- [Dataset entries]:
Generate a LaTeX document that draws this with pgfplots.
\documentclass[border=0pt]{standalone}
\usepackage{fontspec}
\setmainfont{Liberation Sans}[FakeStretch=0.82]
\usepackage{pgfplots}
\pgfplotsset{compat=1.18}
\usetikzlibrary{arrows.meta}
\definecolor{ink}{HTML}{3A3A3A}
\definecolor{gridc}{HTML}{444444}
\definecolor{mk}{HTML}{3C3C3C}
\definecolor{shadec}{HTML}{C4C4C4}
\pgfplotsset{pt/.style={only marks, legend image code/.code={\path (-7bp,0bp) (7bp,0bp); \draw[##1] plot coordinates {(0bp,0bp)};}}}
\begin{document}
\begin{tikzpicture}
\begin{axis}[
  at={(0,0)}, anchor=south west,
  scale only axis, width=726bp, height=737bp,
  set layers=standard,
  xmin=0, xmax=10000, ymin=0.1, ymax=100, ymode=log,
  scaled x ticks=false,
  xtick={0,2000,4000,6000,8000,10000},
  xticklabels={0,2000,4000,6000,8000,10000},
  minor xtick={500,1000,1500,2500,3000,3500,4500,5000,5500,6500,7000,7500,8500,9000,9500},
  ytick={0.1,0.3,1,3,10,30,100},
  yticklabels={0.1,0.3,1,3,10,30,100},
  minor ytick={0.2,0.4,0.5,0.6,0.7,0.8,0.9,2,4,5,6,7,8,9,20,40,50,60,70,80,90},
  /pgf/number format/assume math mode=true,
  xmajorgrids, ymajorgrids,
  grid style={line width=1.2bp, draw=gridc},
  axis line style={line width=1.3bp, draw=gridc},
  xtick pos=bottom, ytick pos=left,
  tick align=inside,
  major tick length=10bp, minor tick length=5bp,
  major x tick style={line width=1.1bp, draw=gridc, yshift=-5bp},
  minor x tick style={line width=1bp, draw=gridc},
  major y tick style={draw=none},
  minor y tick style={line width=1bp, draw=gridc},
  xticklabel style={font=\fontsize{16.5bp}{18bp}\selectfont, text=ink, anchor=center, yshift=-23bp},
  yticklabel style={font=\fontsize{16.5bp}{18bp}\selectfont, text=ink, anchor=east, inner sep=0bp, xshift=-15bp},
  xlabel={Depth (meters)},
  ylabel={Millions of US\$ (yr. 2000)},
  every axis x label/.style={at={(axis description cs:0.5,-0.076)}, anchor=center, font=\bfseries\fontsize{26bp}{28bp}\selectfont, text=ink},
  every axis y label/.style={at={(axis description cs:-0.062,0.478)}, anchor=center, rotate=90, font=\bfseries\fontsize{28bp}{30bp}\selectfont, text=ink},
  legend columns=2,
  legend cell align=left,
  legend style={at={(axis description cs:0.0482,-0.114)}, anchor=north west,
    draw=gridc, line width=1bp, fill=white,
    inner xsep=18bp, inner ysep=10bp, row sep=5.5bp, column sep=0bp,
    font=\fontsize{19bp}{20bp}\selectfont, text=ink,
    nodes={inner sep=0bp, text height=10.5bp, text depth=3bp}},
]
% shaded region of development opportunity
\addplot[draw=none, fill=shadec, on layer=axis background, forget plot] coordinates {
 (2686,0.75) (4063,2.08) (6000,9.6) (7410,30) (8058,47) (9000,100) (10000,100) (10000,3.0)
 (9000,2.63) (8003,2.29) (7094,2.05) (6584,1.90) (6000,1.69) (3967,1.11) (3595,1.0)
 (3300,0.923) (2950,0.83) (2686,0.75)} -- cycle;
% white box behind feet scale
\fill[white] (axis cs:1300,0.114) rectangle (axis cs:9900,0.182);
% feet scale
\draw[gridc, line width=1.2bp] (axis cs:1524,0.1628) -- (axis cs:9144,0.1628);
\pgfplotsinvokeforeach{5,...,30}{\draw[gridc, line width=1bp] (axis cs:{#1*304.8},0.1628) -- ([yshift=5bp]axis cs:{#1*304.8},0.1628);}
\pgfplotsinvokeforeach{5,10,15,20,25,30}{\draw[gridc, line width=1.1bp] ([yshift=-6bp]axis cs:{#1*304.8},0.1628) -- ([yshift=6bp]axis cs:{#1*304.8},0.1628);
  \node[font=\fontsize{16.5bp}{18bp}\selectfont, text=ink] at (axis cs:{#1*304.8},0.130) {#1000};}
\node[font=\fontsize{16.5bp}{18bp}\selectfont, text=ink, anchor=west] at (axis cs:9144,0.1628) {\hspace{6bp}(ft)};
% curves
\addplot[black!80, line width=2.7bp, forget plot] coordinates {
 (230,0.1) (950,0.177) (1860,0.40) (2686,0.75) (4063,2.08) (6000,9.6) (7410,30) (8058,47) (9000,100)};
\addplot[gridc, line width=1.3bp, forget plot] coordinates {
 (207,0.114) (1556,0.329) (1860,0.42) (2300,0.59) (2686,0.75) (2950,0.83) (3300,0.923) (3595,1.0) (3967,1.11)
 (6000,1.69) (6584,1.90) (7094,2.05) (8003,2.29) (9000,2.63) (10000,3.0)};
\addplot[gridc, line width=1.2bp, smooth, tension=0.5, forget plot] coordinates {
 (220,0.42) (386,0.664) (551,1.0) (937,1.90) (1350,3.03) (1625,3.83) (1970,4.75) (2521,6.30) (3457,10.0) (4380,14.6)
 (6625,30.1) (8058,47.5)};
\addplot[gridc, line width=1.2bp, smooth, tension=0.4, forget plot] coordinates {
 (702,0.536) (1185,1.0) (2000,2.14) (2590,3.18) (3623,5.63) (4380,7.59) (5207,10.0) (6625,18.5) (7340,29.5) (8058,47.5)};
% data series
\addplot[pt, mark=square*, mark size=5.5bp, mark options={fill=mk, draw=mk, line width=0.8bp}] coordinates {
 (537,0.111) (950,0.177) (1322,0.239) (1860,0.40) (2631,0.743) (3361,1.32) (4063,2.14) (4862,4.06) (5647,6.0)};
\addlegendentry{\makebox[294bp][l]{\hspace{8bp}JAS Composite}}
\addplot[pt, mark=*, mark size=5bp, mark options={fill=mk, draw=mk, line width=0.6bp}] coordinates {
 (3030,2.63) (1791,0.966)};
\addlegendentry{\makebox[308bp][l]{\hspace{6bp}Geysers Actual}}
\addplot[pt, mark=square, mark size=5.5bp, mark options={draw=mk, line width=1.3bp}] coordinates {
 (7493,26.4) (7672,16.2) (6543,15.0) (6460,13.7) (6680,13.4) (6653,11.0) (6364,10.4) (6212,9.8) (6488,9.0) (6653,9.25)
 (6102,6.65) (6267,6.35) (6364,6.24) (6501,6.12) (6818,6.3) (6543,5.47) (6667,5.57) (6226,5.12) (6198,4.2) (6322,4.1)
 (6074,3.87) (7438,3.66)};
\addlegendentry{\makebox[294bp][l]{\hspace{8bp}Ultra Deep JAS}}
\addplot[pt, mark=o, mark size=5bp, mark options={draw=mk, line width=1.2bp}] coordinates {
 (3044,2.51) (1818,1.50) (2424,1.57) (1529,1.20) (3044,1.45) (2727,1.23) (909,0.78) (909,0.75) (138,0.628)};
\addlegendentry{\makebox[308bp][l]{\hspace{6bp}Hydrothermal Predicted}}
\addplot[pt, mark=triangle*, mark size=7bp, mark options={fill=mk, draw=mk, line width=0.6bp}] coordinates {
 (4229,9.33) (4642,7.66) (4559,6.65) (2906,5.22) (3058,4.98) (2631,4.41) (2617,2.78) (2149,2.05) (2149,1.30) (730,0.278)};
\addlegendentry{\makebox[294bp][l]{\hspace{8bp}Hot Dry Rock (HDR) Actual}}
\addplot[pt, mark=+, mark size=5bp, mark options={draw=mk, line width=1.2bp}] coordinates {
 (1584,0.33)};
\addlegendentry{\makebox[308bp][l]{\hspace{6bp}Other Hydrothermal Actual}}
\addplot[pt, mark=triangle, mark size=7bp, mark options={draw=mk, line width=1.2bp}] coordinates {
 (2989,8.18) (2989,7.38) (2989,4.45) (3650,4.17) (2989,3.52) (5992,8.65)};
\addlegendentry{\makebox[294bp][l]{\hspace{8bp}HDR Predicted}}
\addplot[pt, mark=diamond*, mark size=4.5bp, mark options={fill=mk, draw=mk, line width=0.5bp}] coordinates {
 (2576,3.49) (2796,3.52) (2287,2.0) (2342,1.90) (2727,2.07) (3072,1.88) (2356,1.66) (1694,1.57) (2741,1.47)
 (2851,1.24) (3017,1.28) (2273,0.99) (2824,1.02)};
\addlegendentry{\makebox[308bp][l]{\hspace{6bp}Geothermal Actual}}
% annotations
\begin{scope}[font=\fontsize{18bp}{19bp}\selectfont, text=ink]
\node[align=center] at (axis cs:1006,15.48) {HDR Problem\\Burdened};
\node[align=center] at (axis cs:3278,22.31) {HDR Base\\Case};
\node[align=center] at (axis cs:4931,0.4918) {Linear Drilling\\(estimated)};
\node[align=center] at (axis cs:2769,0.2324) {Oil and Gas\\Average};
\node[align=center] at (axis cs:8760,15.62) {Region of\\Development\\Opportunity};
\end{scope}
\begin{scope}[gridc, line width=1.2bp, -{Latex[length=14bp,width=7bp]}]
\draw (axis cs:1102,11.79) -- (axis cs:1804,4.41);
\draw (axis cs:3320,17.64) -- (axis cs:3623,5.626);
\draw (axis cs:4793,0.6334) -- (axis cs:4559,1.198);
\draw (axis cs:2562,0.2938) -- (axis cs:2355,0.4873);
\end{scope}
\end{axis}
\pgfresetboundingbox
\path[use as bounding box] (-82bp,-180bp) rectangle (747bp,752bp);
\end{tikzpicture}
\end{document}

---

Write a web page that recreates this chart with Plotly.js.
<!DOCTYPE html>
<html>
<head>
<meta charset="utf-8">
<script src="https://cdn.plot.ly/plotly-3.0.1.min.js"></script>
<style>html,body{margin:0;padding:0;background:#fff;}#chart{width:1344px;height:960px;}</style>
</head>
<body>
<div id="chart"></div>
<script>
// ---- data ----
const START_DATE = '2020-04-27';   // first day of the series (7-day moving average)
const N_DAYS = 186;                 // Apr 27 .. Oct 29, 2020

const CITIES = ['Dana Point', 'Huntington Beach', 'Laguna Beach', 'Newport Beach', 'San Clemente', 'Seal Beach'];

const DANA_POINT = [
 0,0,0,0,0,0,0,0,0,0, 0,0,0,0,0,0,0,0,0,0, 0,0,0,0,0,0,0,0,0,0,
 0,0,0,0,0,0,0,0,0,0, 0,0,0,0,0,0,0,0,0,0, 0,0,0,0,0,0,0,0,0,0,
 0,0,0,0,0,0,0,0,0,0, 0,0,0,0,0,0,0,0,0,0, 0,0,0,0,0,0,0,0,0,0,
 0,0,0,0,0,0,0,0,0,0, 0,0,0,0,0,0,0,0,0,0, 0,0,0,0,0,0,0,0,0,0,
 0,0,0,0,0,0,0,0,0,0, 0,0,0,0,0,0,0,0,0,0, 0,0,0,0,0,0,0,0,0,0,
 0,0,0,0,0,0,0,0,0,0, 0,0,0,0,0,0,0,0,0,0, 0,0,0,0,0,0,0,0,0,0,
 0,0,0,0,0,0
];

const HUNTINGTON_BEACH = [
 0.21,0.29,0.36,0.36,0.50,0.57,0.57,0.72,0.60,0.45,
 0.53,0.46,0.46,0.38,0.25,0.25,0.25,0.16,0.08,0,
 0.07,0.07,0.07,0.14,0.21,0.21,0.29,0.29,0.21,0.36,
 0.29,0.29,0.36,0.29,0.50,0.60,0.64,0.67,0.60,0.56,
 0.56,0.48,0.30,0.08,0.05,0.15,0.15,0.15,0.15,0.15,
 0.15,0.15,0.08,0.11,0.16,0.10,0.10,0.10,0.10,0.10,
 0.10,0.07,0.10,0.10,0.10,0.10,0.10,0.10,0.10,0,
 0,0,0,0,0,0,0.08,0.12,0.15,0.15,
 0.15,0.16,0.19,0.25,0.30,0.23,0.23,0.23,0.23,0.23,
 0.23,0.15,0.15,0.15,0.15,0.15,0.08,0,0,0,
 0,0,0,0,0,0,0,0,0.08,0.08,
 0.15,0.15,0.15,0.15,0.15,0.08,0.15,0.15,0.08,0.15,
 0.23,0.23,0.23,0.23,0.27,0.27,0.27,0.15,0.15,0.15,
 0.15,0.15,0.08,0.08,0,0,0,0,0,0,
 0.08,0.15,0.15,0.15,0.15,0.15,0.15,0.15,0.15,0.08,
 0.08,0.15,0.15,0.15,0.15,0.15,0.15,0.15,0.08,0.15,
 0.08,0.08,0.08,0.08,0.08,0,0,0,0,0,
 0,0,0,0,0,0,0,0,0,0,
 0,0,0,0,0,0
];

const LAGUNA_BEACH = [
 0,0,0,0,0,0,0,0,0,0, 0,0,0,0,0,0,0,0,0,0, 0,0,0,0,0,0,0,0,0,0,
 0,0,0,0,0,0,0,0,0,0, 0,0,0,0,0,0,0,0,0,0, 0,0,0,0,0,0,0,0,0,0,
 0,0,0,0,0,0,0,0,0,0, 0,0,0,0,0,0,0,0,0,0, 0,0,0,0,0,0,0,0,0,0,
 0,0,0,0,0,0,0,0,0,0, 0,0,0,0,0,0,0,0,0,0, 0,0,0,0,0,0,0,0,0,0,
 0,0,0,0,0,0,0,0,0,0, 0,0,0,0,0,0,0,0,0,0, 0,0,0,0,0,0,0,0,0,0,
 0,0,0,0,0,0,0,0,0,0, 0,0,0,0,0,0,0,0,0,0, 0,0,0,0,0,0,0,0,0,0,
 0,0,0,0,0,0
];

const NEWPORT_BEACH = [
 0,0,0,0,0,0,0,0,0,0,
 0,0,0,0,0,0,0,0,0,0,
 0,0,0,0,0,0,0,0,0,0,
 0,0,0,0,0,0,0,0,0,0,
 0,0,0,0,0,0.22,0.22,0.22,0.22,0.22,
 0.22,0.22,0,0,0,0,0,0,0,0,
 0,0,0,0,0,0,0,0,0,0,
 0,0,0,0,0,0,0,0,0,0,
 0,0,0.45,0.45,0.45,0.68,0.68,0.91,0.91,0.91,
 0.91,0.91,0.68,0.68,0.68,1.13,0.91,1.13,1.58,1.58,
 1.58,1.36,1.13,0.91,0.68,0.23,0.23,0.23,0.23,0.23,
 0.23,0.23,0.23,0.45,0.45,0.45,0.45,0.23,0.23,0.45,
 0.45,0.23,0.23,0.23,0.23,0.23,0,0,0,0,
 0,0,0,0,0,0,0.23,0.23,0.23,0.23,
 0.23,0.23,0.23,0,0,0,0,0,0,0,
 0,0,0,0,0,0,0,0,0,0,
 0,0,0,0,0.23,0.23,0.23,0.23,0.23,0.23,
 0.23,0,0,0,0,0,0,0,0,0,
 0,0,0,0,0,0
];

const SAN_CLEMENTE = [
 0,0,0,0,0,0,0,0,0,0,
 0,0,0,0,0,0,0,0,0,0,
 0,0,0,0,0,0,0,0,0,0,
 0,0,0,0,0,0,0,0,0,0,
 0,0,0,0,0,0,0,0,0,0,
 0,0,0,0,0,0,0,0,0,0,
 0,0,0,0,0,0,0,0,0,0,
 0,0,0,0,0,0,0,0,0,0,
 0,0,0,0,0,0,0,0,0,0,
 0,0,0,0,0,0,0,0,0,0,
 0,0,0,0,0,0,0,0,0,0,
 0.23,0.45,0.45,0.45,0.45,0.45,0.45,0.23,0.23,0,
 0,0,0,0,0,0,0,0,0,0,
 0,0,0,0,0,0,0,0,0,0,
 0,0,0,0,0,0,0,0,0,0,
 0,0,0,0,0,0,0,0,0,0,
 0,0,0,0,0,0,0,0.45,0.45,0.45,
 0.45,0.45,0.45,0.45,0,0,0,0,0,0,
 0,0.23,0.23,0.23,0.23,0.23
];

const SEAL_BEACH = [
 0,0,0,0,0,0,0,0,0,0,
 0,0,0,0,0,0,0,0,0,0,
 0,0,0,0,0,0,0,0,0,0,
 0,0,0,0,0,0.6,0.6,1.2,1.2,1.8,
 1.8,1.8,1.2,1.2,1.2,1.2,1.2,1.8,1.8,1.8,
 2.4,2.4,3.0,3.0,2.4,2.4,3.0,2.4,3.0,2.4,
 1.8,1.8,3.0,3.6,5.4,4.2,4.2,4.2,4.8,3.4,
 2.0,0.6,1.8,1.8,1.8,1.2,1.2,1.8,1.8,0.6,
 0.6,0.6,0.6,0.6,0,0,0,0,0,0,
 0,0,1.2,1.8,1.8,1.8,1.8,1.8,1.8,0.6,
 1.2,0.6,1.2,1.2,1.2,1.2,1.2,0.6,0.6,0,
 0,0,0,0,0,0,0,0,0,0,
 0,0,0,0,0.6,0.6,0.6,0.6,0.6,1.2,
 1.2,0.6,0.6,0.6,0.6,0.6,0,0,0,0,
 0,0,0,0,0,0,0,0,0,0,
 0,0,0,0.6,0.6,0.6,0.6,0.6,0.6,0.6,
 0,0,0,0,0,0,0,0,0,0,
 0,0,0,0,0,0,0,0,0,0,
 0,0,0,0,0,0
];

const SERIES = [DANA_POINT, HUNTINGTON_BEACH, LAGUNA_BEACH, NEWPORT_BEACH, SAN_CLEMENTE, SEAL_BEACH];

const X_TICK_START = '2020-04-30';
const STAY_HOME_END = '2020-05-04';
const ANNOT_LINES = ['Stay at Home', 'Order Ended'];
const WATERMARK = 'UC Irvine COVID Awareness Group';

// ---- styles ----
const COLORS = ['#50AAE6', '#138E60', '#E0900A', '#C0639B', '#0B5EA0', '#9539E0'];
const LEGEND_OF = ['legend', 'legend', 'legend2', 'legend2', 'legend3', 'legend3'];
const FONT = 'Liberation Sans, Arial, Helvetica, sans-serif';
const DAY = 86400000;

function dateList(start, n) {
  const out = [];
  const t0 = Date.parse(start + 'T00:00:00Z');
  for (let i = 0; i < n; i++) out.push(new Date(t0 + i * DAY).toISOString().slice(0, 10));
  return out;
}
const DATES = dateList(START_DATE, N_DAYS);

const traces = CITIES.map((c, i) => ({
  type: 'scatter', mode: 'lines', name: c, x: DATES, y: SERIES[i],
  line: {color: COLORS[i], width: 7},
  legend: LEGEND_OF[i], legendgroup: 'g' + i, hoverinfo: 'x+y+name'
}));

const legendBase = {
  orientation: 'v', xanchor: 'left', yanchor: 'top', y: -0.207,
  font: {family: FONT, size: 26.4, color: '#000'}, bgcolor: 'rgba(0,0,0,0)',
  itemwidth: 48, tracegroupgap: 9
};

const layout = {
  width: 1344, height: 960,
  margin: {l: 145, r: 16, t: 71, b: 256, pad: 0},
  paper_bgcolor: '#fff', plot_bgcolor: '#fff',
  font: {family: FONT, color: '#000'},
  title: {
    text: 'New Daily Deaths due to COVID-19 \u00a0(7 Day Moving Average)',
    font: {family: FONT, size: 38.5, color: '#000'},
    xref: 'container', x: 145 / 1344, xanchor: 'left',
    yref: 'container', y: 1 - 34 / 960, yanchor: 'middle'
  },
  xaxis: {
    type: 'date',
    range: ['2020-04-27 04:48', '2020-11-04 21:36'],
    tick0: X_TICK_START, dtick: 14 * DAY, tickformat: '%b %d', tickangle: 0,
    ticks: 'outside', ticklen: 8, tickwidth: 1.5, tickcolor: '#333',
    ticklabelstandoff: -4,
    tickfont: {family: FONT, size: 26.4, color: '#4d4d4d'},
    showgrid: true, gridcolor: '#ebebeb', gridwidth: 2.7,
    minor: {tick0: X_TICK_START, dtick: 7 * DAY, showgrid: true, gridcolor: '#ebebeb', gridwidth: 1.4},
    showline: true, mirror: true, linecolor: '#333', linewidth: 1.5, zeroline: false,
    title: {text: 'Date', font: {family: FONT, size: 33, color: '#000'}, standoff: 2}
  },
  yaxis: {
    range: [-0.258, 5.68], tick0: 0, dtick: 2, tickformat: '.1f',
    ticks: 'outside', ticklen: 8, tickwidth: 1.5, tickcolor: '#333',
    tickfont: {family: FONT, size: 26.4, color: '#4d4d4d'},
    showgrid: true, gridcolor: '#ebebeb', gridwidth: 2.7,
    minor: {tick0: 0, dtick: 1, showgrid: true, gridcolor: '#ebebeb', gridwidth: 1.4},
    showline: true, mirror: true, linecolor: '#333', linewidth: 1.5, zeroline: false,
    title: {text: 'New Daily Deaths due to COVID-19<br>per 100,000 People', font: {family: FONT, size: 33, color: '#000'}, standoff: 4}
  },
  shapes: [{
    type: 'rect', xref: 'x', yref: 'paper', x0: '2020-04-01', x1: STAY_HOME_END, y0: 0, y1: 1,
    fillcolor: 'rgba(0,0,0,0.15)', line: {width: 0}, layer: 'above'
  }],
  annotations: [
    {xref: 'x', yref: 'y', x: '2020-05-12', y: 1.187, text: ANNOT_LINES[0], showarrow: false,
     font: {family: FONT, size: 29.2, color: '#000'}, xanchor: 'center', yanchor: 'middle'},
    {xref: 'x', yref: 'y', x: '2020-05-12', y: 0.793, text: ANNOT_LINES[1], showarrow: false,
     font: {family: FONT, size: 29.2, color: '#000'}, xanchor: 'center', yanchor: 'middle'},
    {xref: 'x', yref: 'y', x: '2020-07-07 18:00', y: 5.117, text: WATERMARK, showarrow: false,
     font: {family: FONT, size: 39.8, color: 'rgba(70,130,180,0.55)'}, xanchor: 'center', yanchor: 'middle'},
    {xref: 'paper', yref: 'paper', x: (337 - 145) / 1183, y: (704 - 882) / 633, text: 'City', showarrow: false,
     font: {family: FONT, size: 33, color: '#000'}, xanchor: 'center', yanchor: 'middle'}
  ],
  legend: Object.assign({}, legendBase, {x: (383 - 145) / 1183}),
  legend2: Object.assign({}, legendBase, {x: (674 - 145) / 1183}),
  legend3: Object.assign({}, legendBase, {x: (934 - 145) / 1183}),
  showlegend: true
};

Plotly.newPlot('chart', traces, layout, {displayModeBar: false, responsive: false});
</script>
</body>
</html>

- [What is expected]:
Isolate the lines that hold the word "chart" and copy all of them.

- [Problem solution]:
Write a web page that recreates this chart with Plotly.js.
<style>html,body{margin:0;padding:0;background:#fff;}#chart{width:1344px;height:960px;}</style>
<div id="chart"></div>
Plotly.newPlot('chart', traces, layout, {displayModeBar: false, responsive: false});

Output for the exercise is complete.